Un rassemblement de 100 mille personnes a eu lieu samedi 27 février à l’avenue Mohamed V au centre ville de Tunis, à l’appel du parti Ennahdha. Objectifs affichés : « soutenir les institutions », en l’occurrence le parlement et le gouvernement, et appeler à l’élection des membres de la Cour constitutionnelle. Or cette manifestation a aussi été l’occasion d’évaluer le poids politique du parti qui gouverne depuis 2011. En somme, il s’agissait de répondre à la manifestation du 6 février 2021 contre le pouvoir en place, et à celle du Parti Destourien Libre ayant lieu à Sousse.
Tous les rassemblements à caractère politique, culturel ou sportif sont interdits en vertu de la décision gouvernementale relative à la prolongation du confinement partiel. Si les partis de l’opposition et les mouvements contestataires n’ont pas respecté les mesures sanitaires, comment le parti au pouvoir se permet- il de descendre massivement dans la rue ?
Dans un communiqué daté du 27 février 2021, Ennahdha a appelé le peuple à manifester pour soutenir la démocratie et les résultats du scrutin. A noter qu’en mars 2020, lors de la première vague de l’épidémie Covid-19, le leader d’Ennahdha et le président de l’Assemblée des Représentants du Peuple (ARP) avait appelé les Tunisiens, dans une allocution au parlement en, à éviter les déplacements et à se confiner chez eux. « Il faut limiter les déplacements […] Rester chez soi est un conseil d’or », a-t-il martelé. Une année plus tard, alors que l’épidémie bat son plein, et en l’absence de campagne de vaccination, Abdelkarim Harouni, président du Conseil de la Choura du parti Ennahdha déclare le 1er mars 2021 sur Mosaique FM : « Ennahdha doit manifester dans la rue, parce que la situation actuelle du pays l’exige ». Un revirement flagrant du parti dominant, qui soulève bien des questions.
Le parlement a adopté en plénière, le 26 mars 2020 des mesures exceptionnelles pour la continuité du travail parlementaire. Ces mesures prévoient entre autres le déroulement des séances plénières et des réunions des commissions à distance, en vue de réduire les risques de contamination par le Covid-19. Cette décision a été approuvée à l’unanimité des élus d’Ennahdha, y compris par Rached Ghannouchi, le président de l’ARP. La même mesure a été prise en janvier 2021 : le parlement tient ses plénières au bâtiment annexe et les réunions des commissions se tiennent en présentiel avec la possibilité d’y assister en ligne via une application. Le parlement insiste, à travers ses différentes structures, notamment le bureau de l’ARP présidée par Rached Ghannouchi, à mettre en place les mesures exceptionnelles permettant aux députés de travailler à distance. Cependant, Ennahdha, le parti majoritaire au parlement et qui soutient le gouvernement, a appelé ses adhérents à rejoindre massivement la manifestation de soutien aux institutions prévue pour le samedi 27 février 2021. Aux oubliettes donc, les consignes du protocole sanitaire, en l’occurrence la distanciation sociale et le port du masque. Pis : les partisans d’Ennahdha ont bénéficié du privilège des déplacements inter-régions et déployé des moyens logistiques en ce sens.
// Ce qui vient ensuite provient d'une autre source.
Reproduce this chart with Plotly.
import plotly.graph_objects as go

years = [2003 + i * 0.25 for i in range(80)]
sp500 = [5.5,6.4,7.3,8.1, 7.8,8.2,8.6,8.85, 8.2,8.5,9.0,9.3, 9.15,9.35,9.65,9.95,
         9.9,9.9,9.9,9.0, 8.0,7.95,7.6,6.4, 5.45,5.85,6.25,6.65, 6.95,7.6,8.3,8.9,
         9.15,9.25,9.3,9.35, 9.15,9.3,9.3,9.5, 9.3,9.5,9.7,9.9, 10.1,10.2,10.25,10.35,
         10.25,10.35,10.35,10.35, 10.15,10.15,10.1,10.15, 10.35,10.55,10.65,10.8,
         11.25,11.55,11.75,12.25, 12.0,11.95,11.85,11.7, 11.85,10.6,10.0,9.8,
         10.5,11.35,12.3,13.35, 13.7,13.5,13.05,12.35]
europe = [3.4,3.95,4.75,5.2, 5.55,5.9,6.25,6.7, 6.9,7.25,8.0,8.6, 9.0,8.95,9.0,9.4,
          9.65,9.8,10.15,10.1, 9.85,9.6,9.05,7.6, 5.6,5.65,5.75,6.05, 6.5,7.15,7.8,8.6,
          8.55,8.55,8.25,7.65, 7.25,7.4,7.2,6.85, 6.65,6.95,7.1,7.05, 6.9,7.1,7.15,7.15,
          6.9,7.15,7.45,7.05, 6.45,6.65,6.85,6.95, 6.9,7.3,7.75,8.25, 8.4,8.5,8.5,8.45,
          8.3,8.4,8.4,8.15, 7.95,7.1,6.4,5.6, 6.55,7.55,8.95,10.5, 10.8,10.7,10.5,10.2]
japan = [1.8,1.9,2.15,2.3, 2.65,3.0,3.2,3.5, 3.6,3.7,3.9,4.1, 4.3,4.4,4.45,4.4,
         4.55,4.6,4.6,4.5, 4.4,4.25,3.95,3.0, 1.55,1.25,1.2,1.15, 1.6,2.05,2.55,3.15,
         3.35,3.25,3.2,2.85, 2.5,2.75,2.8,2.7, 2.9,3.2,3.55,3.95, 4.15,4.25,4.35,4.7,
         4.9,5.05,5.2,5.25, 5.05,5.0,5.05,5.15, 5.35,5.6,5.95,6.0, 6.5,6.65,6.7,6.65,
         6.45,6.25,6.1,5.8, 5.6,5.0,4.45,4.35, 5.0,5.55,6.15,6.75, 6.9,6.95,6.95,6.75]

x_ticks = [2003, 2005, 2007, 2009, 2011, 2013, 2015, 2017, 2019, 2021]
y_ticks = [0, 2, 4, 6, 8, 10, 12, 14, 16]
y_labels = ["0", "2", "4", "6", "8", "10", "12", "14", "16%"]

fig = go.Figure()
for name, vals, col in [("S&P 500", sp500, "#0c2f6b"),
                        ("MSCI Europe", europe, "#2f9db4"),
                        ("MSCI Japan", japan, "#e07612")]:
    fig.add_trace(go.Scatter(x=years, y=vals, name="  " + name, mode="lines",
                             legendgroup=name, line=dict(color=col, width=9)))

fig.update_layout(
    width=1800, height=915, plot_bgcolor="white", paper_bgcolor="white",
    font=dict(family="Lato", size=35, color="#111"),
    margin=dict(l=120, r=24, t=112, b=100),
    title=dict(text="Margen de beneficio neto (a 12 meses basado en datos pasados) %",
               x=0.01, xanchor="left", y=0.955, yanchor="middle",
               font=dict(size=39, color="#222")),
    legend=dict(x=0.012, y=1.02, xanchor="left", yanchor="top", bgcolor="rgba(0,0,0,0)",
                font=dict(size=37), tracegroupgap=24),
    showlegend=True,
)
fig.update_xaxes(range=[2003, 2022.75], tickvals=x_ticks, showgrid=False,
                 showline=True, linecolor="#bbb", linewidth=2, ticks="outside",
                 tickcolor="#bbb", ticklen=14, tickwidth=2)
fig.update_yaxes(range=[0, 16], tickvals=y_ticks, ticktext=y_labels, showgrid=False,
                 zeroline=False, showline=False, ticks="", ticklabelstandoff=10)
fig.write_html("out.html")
Pour rappel, le chef du gouvernement Hichem Mechichi, soutenu par Ennahdha, a décrété le 3 octobre 2020 un confinement partiel qui prévoit principalement le port obligatoire du masque, l’interdiction des rassemblements à caractère politique, culturel, sportif ou autre et un couvre-feu de 20h à 5h. Le ministère de la santé a appuyé cette décision en prolongeant les mesures préventives jusqu’au 7 mars 2021.
Suite à ces mesures, plusieurs secteurs ont été affectés, dont les restaurants touristiques et les bars et tous les travailleurs de nuit, y compris les serveurs, les cuisiniers, les groupes de musique, etc. Les cafés, les bars et les restaurants ont été appelés à ne pas dépasser 30% de la capacité d’accueil dans les espaces fermés et 50% dans les espaces ouverts. En outre, le protocole sanitaire leur impose de se conformer au couvre- feu qui commence à partir de 20h du lundi au vendredi, et de 19h à 5h pendant le weekend.